For all that we sympathise with the unfortunate people of Turkey, there is one small consolation in the recent catastrophe: there is no more resilient people anywhere. They are strangers to self-pity. When they have finished retrieving their injured and burying their dead, the job of reconstruction will start, without complaint, and without waiting for outsiders' assistance. Their energies are extraordinary, their dedication unique.
It was surely one of the great tragedies of this century that the Ottoman empire was seized and broken up in a vastly cynical land-grab by the British and the French. For all that the Ottoman empire was jeered at as the sick old man of Europe, the lands it governed never knew better government once Ottoman rule had ceased; but they have known war aplenty.
Ambiguous
Europe is ambiguous, uneasy about Turkey. It does not want to be racist or sectarian, but it does not feel Turkey is 100 per cent European. Nor is it. Why should it matter? Being European is not so very wonderful. The great cities of Turkey - Istanbul and Edirne, known to the Greeks and history as Constantinople and Adrianople - were taken by conquest, and held to this day. To be sure, Ankara is the capital of Turkey, but the country's vibrant heart beats beside the Bosphorus, in Istanbul, one of the most intoxicating, amiable melting-pots on earth. It teems with tinkers, gypsies, Kurds, Armenians, Jews and Greeks: the Ottoman empire is dead, but its tolerant spirit and its multinational character live on in modern Turkey.
And we might reflect that earthquakes were not always so hostile towards the Turkish interest as they are today. Five hundred years ago, the Golden Horn remained in Greek hands, but Ottoman rule had already reached the Asian shores of the Bosphorus - Bosferos, the same as Oxford in English and Ath na mBo or Annamoe in Irish. The Greek rebel-regent Cantacuzenos, rather like Diarmuid Mac Morrough soliciting Norman assistance, sought help from the nearest Turkish bey in his conflict with his young imperial charge in Constantinople.

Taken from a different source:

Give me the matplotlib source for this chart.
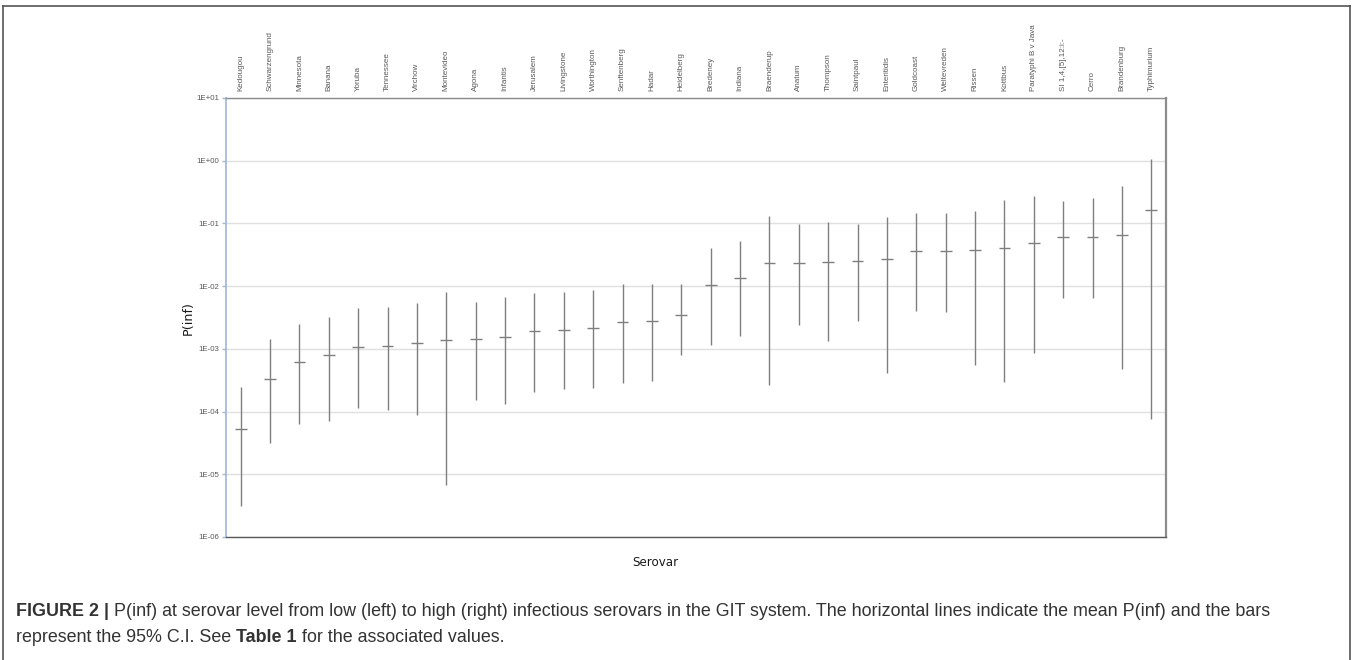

The Turks were ferried across to Gallipoli by Greeks loyal to Cantacuzenos; but the peninsula remained dominated by its royal fortress for two more years, until the night of March 4th, 1356, when an earthquake struck, levelling the castle which dominated the straits. The Turks promptly occupied the ruins; and the noose was slipped around the great imperial capital of the Roman Empire of the East. It wasn't tightened for another century, as the Ottoman empire flowed into Europe, into the badlands which have filled our headlines for the past half-decade, but which under Ottoman rule discovered that precious commodity, predictable government, free of arbitrary whim. Prosperity duly followed.
This did not mean the Ottoman empire was not savage; it was, ferociously so. After the battle of Nicopolis in 1396, and the defeat of the Teutonic Knights and the Hungarian Army, the Turks - no doubt moved by the earlier and similar fate of their garrison at Widdin - began to kill their captives, until at vespers the Sultan succumbed to pleas for clemency from his own men and halted the slaughter. By then 10,000 men had been beheaded.
Loyalty
But along the Asian-European marches, that is how men behaved then, and have behaved very similarly this century, this decade, this year, and for all I know, this very day. Despite its barbarisms - which were no greater than the rival political systems of the region - the Ottoman administration worked on key rules - loyalty, regardless of religion, language or race, being the foremost, but subtlety of law being a close second. If those were the bricks of the Ottoman Empire, the glue was a policy of conscious assimilation.
When Constantinople fell to the Sultan Mehmet, he halted the looting by victorious troops, which was theirs by right of Koranic law and the military convention of the time. The main Christian church was turned into a mosque, the Hagia Sophia, but all other Christian churches were untouched. He sought out the Greek scholar Gennadius and appointed him patriarch and archbishop of Heraclea. A chief rabbi was appointed from Jerusalem; and the Armenian patriarch was summoned from his palace beside the sea of Marmora to be appointed master of his flock in the new capital of the Ottoman empire. Was Western, Christian rule as enlightened, not merely then, but for hundreds of years to come?
Sarajevo
Perhaps no city embodied the true Ottoman spirit of accommodation and immensely subtle law as Sarajevo. It prospered because camels bearing gold and carpets from Anatolia grew sick there, and their freight was transferred to pack-mules. One 17th-century traveller noted that Sarajevo's thousand shops sold merchandise from as far apart as India and Bohemia. It had 169 fountains, and the Christian Prince Eugene of Savoy in 1697 had time to count 120 mosques in the city, before he burnt it and them down.
Sarajevo is just one of many cities to have known so much suffering since its removal from Ottoman authority. Much of the Ottoman spirit fills modern Turkey, with its many and splendid peoples: intelligent, resourceful, energetic. No one on earth should have to face the travails which that country is now passing through; and no one is more deserving now of your financial assistance.